I have a CentOS VM that I messed up and it now can't find /home (because it's gone), so it comes up in recovery mode.
What can I do in recovery mode? It won't let me modify any files, which makes it hard to fix the fstab, so ...???
On Wed, Dec 29, 2010, Mark wrote:
I have a CentOS VM that I messed up and it now can't find /home (because it's gone), so it comes up in recovery mode.
Would a manual fsck help fix this?
What can I do in recovery mode? It won't let me modify any files, which makes it hard to fix the fstab, so ...???

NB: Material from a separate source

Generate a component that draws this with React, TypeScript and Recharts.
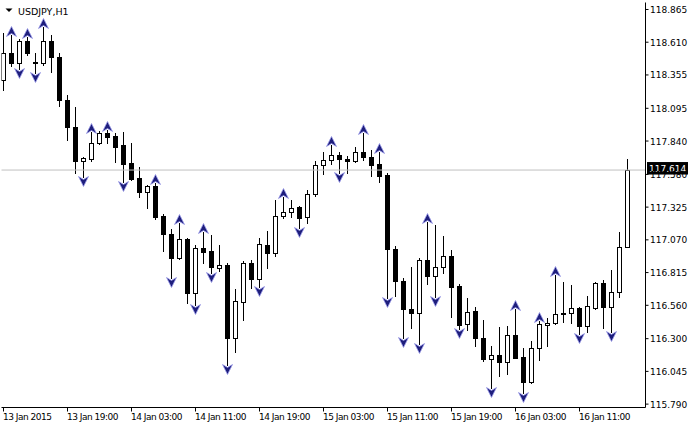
import React from 'react';
import { ComposedChart, Bar, XAxis, YAxis, ReferenceLine } from 'recharts';

const symbolLabel = 'USDJPY,H1';
const timeLabels = ['13 Jan 2015', '13 Jan 19:00', '14 Jan 03:00', '14 Jan 11:00', '14 Jan 19:00', '15 Jan 03:00', '15 Jan 11:00', '15 Jan 19:00', '16 Jan 03:00', '16 Jan 11:00'];
const labelBars = [0, 8, 16, 24, 32, 40, 48, 56, 64, 72];

const opens = [118.315, 118.528, 118.446, 118.617, 118.456, 118.446, 118.622, 118.492, 118.159, 117.951,
  117.686, 117.697, 117.827, 117.905, 117.879, 117.809, 117.671, 117.554, 117.445, 117.489,
  117.255, 117.113, 116.926, 117.074, 116.658, 117.004, 116.983, 116.852, 116.873, 116.307,
  116.587, 116.887, 116.762, 117.029, 116.964, 117.253, 117.284, 117.323, 117.245, 117.425,
  117.651, 117.692, 117.729, 117.700, 117.682, 117.752, 117.713, 117.661, 117.575, 116.996,
  116.751, 116.528, 116.497, 116.912, 116.788, 116.855, 116.944, 116.710, 116.411, 116.515,
  116.307, 116.139, 116.172, 116.120, 116.328, 116.154, 115.964, 116.224, 116.404, 116.419,
  116.489, 116.502, 116.536, 116.400, 116.541, 116.731, 116.549, 116.661, 117.016];
const highs = [118.682, 118.666, 118.633, 118.653, 118.524, 118.731, 118.666, 118.524, 118.198, 118.105,
  117.715, 117.912, 117.922, 117.926, 117.902, 117.912, 117.822, 117.640, 117.497, 117.515,
  117.269, 117.152, 117.203, 117.084, 117.033, 117.131, 117.107, 117.029, 116.887, 116.686,
  116.907, 116.912, 117.081, 117.138, 117.380, 117.401, 117.380, 117.333, 117.458, 117.682,
  117.752, 117.807, 117.752, 117.723, 117.791, 117.905, 117.770, 117.757, 117.593, 117.022,
  116.770, 116.858, 116.926, 117.211, 117.185, 117.100, 116.990, 116.725, 116.614, 116.544,
  116.445, 116.242, 116.393, 116.398, 116.531, 116.224, 116.281, 116.439, 116.458, 116.796,
  116.739, 116.718, 116.549, 116.634, 116.741, 116.757, 116.835, 117.128, 117.697];
const lows = [118.237, 118.425, 118.401, 118.510, 118.370, 118.432, 118.380, 118.113, 117.848, 117.588,
  117.562, 117.684, 117.817, 117.822, 117.679, 117.523, 117.536, 117.401, 117.315, 117.234,
  116.985, 116.770, 116.918, 116.580, 116.562, 116.887, 116.809, 116.829, 116.094, 116.198,
  116.445, 116.692, 116.704, 116.852, 116.946, 117.237, 117.250, 117.160, 117.198, 117.415,
  117.581, 117.658, 117.588, 117.588, 117.676, 117.692, 117.569, 117.523, 116.614, 116.634,
  116.302, 116.380, 116.258, 116.723, 116.626, 116.809, 116.466, 116.372, 116.367, 116.242,
  116.128, 115.913, 116.011, 116.022, 116.146, 115.876, 115.958, 116.133, 116.245, 116.418,
  116.432, 116.419, 116.333, 116.354, 116.531, 116.385, 116.354, 116.622, 117.016];
const closes = [118.524, 118.446, 118.617, 118.524, 118.446, 118.622, 118.492, 118.159, 117.951, 117.686,
  117.705, 117.827, 117.905, 117.873, 117.796, 117.658, 117.544, 117.445, 117.489, 117.245,
  117.113, 116.926, 117.074, 116.658, 117.004, 116.977, 116.860, 116.873, 116.307, 116.593,
  116.887, 116.762, 117.037, 116.964, 117.255, 117.284, 117.320, 117.242, 117.425, 117.651,
  117.692, 117.729, 117.697, 117.682, 117.752, 117.713, 117.655, 117.569, 116.996, 116.751,
  116.528, 116.497, 116.912, 116.790, 116.855, 116.944, 116.704, 116.406, 116.507, 116.307,
  116.141, 116.172, 116.120, 116.328, 116.151, 115.964, 116.224, 116.411, 116.422, 116.492,
  116.497, 116.536, 116.400, 116.554, 116.736, 116.549, 116.661, 117.016, 117.614];

const fractalUpBars = [1, 3, 5, 11, 13, 19, 22, 25, 35, 41, 45, 47, 53, 64, 67, 69];
const fractalDownBars = [2, 4, 10, 15, 21, 24, 26, 28, 32, 37, 42, 48, 50, 52, 54, 57, 61, 65, 72, 76];

const priceTicks = [118.865, 118.61, 118.355, 118.095, 117.84, 117.58, 117.325, 117.07, 116.815, 116.56, 116.3, 116.045, 115.79];
const currentPrice = 117.614;

const candles = opens.map((o, i) => ({
  i,
  o,
  h: highs[i],
  l: lows[i],
  c: closes[i],
  range: [lows[i], highs[i]],
  up: fractalUpBars.includes(i),
  down: fractalDownBars.includes(i),
}));

const W = 689;
const H = 425;
const FONT = "'DejaVu Sans', Verdana, sans-serif";
const X_DOMAIN: [number, number] = [-0.25, 80.25];
const Y_DOMAIN: [number, number] = [115.7636, 118.9195];

const ARROW_FILL = '#1f1f7c';
const ARROW_EDGE = '#9a9ae8';

const Candle = (props: any) => {
  const { x, y, width, height, payload } = props;
  if (x == null || y == null || !payload) return null;
  const cx = Math.round(x + width / 2 - 0.5) + 0.5;
  const yTop = Math.min(y, y + height);
  const span = Math.abs(height);
  const { o, h, l, c, up, down } = payload;
  const py = (p: number) => yTop + ((h - p) / (h - l)) * span;
  const yH = Math.round(py(h));
  const yL = Math.round(py(l));
  const yO = py(o);
  const yC = py(c);
  const bTop = Math.round(Math.min(yO, yC)) + 0.5;
  const bBot = Math.round(Math.max(yO, yC)) + 0.5;
  const bull = c >= o;
  return (
    <g>
      <line x1={cx} x2={cx} y1={yH} y2={yL + 1} stroke="#000" strokeWidth={1} />
      {bBot - bTop < 1 ? (
        <line x1={cx - 2.5} x2={cx + 2.5} y1={bTop} y2={bTop} stroke="#000" strokeWidth={1} />
      ) : (
        <rect x={cx - 2} y={bTop} width={4} height={bBot - bTop} fill={bull ? '#fff' : '#000'} stroke="#000" strokeWidth={1} />
      )}
      {up && (
        <polygon
          points={`${cx},${yH - 8.5} ${cx + 5},${yH + 1.5} ${cx},${yH - 1.5} ${cx - 5},${yH + 1.5}`}
          fill={ARROW_FILL}
          stroke={ARROW_EDGE}
          strokeWidth={0.8}
        />
      )}
      {down && (
        <polygon
          points={`${cx},${yL + 9.5} ${cx + 5},${yL - 0.5} ${cx},${yL + 2.5} ${cx - 5},${yL - 0.5}`}
          fill={ARROW_FILL}
          stroke={ARROW_EDGE}
          strokeWidth={0.8}
        />
      )}
    </g>
  );
};

const PriceTick = (props: any) => {
  const { x, y, payload } = props;
  const v = Number(payload.value);
  return (
    <text x={x} y={y + 3.5} fill="#000" fontSize={9} fontFamily={FONT}>{v.toFixed(3)}</text>
  );
};

const CurrentPriceLabel = (props: any) => {
  const vb = props.viewBox || {};
  const right = (vb.x ?? 0) + (vb.width ?? 0);
  const y = vb.y ?? 0;
  return (
    <g>
      <rect x={right + 1.5} y={y - 8} width={41} height={12.5} fill="#000" />
      <text x={right + 3.5} y={y + 1.5} fill="#fff" fontSize={9} fontFamily={FONT}>{currentPrice.toFixed(3)}</text>
    </g>
  );
};

const TimeTick = (props: any) => {
  const { x, payload } = props;
  const idx = labelBars.indexOf(Number(payload.value));
  if (idx < 0) return null;
  return (
    <text x={x - 0.5} y={420} fill="#000" fontSize={9} letterSpacing={-0.5} fontFamily={FONT}>{timeLabels[idx]}</text>
  );
};

export default function App() {
  return (
    <div style={{ position: 'absolute', left: 0, top: 0, width: W, height: H, background: '#fff' }}>
      <ComposedChart
        width={W}
        height={H}
        data={candles}
        margin={{ top: 2.5, left: 1.5, right: 0, bottom: 0 }}
      >
        <XAxis
          dataKey="i"
          type="number"
          domain={X_DOMAIN}
          allowDataOverflow
          ticks={labelBars}
          interval={0}
          tick={<TimeTick />}
          tickSize={4}
          tickLine={{ stroke: '#000' }}
          axisLine={{ stroke: '#000' }}
          height={17.5}
        />
        <XAxis
          xAxisId="top"
          orientation="top"
          type="number"
          domain={X_DOMAIN}
          allowDataOverflow
          tick={false}
          tickLine={false}
          axisLine={{ stroke: '#000' }}
          height={0}
        />
        <YAxis
          yAxisId="left"
          orientation="left"
          type="number"
          domain={Y_DOMAIN}
          allowDataOverflow
          tick={false}
          tickLine={false}
          axisLine={{ stroke: '#000' }}
          width={0}
        />
        <YAxis
          orientation="right"
          type="number"
          domain={Y_DOMAIN}
          allowDataOverflow
          ticks={priceTicks}
          interval={0}
          tick={<PriceTick />}
          tickSize={3}
          tickMargin={1.5}
          tickLine={{ stroke: '#000' }}
          axisLine={{ stroke: '#000' }}
          width={43.5}
        />
        <ReferenceLine y={currentPrice} stroke="#c0c0c0" strokeWidth={1} />
        <Bar dataKey="range" barSize={5} shape={<Candle />} isAnimationActive={false} />
        <ReferenceLine y={currentPrice} stroke="none" strokeWidth={0} label={<CurrentPriceLabel />} />
      </ComposedChart>
      <svg width={90} height={20} style={{ position: 'absolute', left: 0, top: 0 }}>
        <polygon points="5.5,8.5 12.5,8.5 9,12" fill="#000" />
        <text x={18} y={14.5} fontSize={9.5} fontFamily={FONT} fill="#000">{symbolLabel}</text>
      </svg>
    </div>
  );
}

This command will remount the root file system read-write so you can edit things.
mount -n -oremount,rw /
When you're done this will remount read-only.
mount -n -oremount,ro /
Bill
2010/12/30 Bill Campbell centos@celestial.com
On Wed, Dec 29, 2010, Mark wrote:
I have a CentOS VM that I messed up and it now can't find /home (because it's gone), so it comes up in recovery mode.
Would a manual fsck help fix this?
What can I do in recovery mode? It won't let me modify any files, which makes it hard to fix the fstab, so ...???
This command will remount the root file system read-write so you can edit things.
mount -n -oremount,rw /
When you're done this will remount read-only.
mount -n -oremount,ro /
wasn't
chroot /mnt/sysimage
the standard first step after starting in rescue mode?